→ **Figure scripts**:

— Begin —

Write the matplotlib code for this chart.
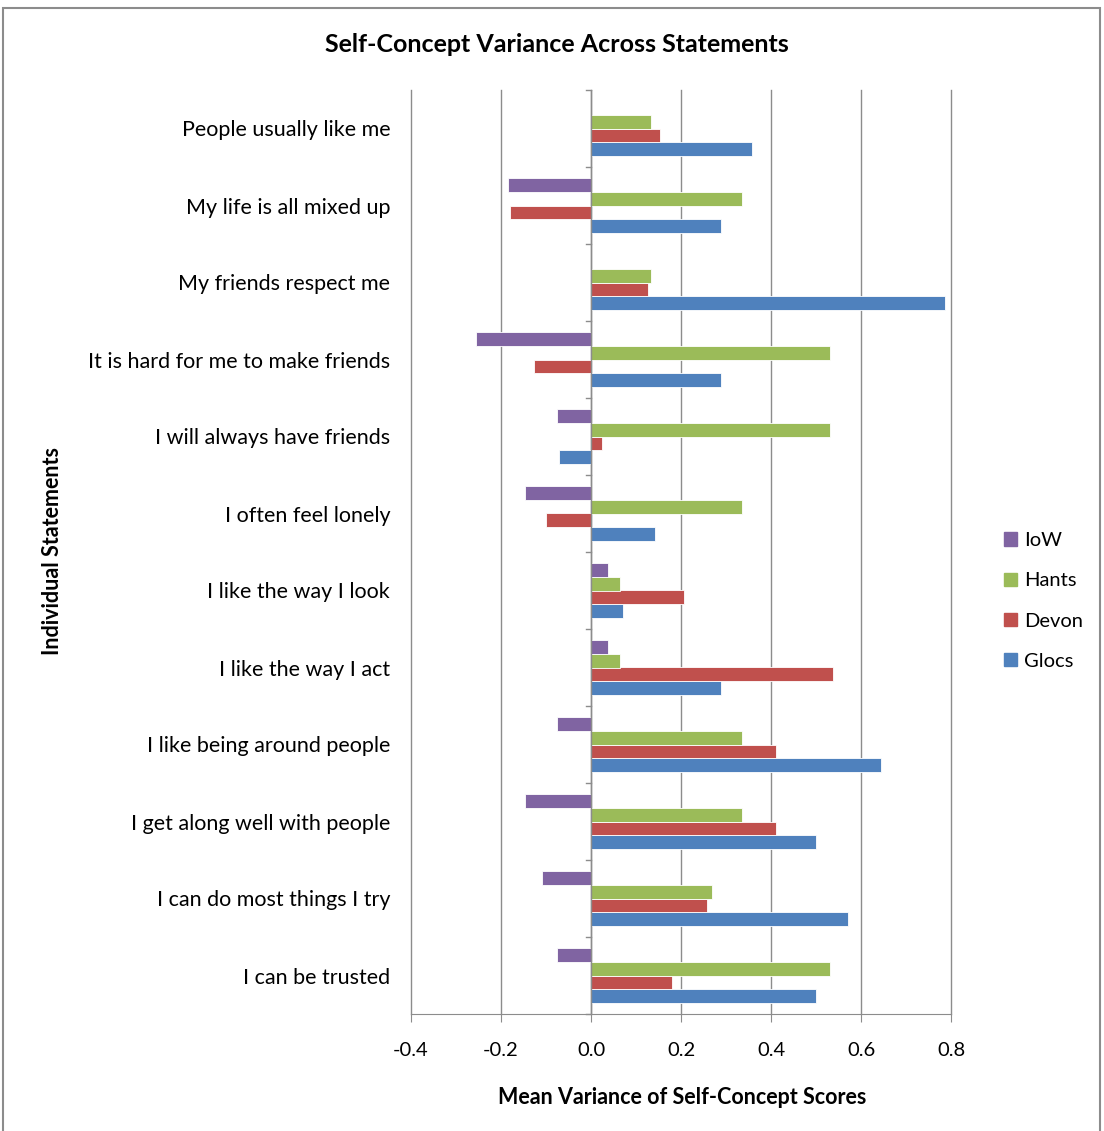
import numpy as np
import matplotlib
matplotlib.use("Agg")
import matplotlib.pyplot as plt
from matplotlib.patches import Rectangle, Patch

plt.rcParams['font.family'] = ['Lato', 'DejaVu Sans']

# categories listed bottom to top
statements = [
    "I can be trusted",
    "I can do most things I try",
    "I get along well with people",
    "I like being around people",
    "I like the way I act",
    "I like the way I look",
    "I often feel lonely",
    "I will always have friends",
    "It is hard for me to make friends",
    "My friends respect me",
    "My life is all mixed up",
    "People usually like me",
]
glocs = [0.50, 0.57, 0.50, 0.645, 0.288, 0.070, 0.143, -0.072, 0.288, 0.787, 0.288, 0.358]
devon = [0.18, 0.257, 0.41, 0.41, 0.537, 0.207, -0.101, 0.025, -0.126, 0.127, -0.179, 0.153]
hants = [0.532, 0.268, 0.335, 0.335, 0.065, 0.065, 0.335, 0.532, 0.532, 0.133, 0.335, 0.133]
iow = [-0.075, -0.109, -0.146, -0.075, 0.037, 0.037, -0.146, -0.075, -0.256, 0.0, -0.184, 0.0]

series = [("Glocs", glocs, "#4F81BD"), ("Devon", devon, "#C0504D"),
          ("Hants", hants, "#9BBB59"), ("IoW", iow, "#8064A2")]

fig = plt.figure(figsize=(11.04, 11.31), dpi=100)
ax = fig.add_axes([411/1104, 1 - 1014/1131, 540/1104, 924/1131])

y = np.arange(len(statements))
h = 0.18
offsets = [-1.5*h, -0.5*h, 0.5*h, 1.5*h]
for (name, vals, col), off in zip(series, offsets):
    ax.barh(y + off, vals, height=h, color=col, edgecolor="white", linewidth=0.6, zorder=3)

ax.set_xlim(-0.4, 0.8)
ax.set_ylim(-0.5, len(statements) - 0.5)
ax.set_xticks(np.arange(-0.4, 0.81, 0.2))
ax.set_xticklabels(["-0.4", "-0.2", "0.0", "0.2", "0.4", "0.6", "0.8"], fontsize=14.5)
ax.xaxis.grid(True, color="#8c8c8c", linewidth=1.0, zorder=0)
for gl in ax.get_xgridlines():
    gl.set_clip_on(False)
ax.tick_params(axis="x", direction="out", length=6, color="#8c8c8c", pad=14)

for s in ["top", "right", "left"]:
    ax.spines[s].set_visible(False)
ax.spines["bottom"].set_color("#8c8c8c")

# labels sit at the left of the plot, axis line drawn at zero
ax.set_yticks(y)
ax.set_yticklabels(statements, fontsize=15.5)
ax.tick_params(axis="y", length=0, pad=15)
ax.axvline(0, color="#8c8c8c", linewidth=1.0, zorder=4)
for b in np.arange(-0.5, len(statements), 1.0):
    ax.plot([-0.012, 0], [b, b], color="#8c8c8c", linewidth=1.0, zorder=4, clip_on=False)

fig.text(557/1104, 1 - 45/1131, "Self-Concept Variance Across Statements",
         ha="center", va="center", fontsize=18, fontweight="bold")
fig.text(682/1104, 1 - 1097/1131, "Mean Variance of Self-Concept Scores",
         ha="center", va="center", fontsize=15.5, fontweight="bold")
fig.text(53/1104, 1 - 551/1131, "Individual Statements", rotation=90,
         ha="center", va="center", fontsize=15.5, fontweight="bold")

handles = [Patch(color=c) for n, v, c in series[::-1]]
labels = [n for n, v, c in series[::-1]]
fig.legend(handles, labels, loc="center left", bbox_to_anchor=(986/1104, 1 - 601/1131),
           frameon=False, fontsize=14.5, handlelength=0.65, handleheight=0.65,
           handletextpad=0.35, labelspacing=1.15)

fig.patches.append(Rectangle((3/1104, -0.01), 1097/1104, 1 - 8/1131 + 0.01,
                             transform=fig.transFigure, fill=False,
                             edgecolor="#8c8c8c", linewidth=1.5))

fig.savefig("out.png", dpi=100, facecolor="white")
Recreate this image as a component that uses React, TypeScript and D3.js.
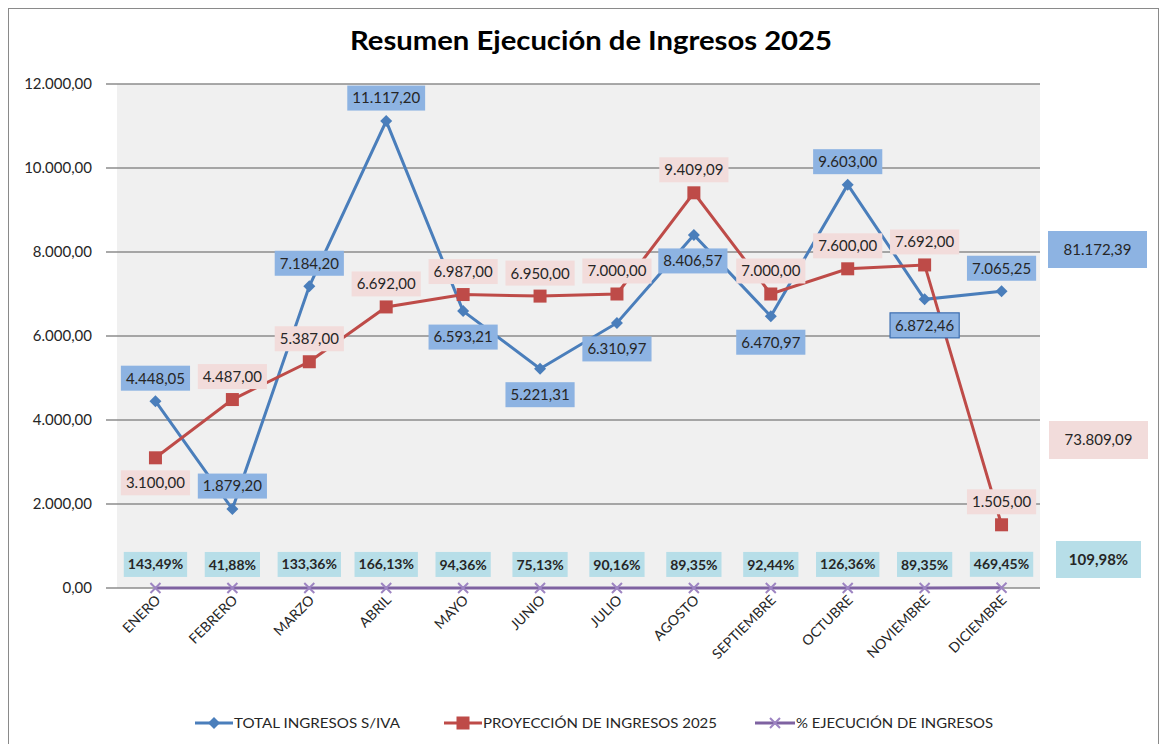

— End —

→ **Problem details**: Your task is to repeat the opening line of the entries above and each line after it, ending with the line that has "plt.rcParams['font.family'] = ['Lato', 'DejaVu". Do not include the pictures.

→ **The result**:
Write the matplotlib code for this chart.
import numpy as np
import matplotlib
matplotlib.use("Agg")
import matplotlib.pyplot as plt
from matplotlib.patches import Rectangle, Patch

plt.rcParams['font.family'] = ['Lato', 'DejaVu Sans']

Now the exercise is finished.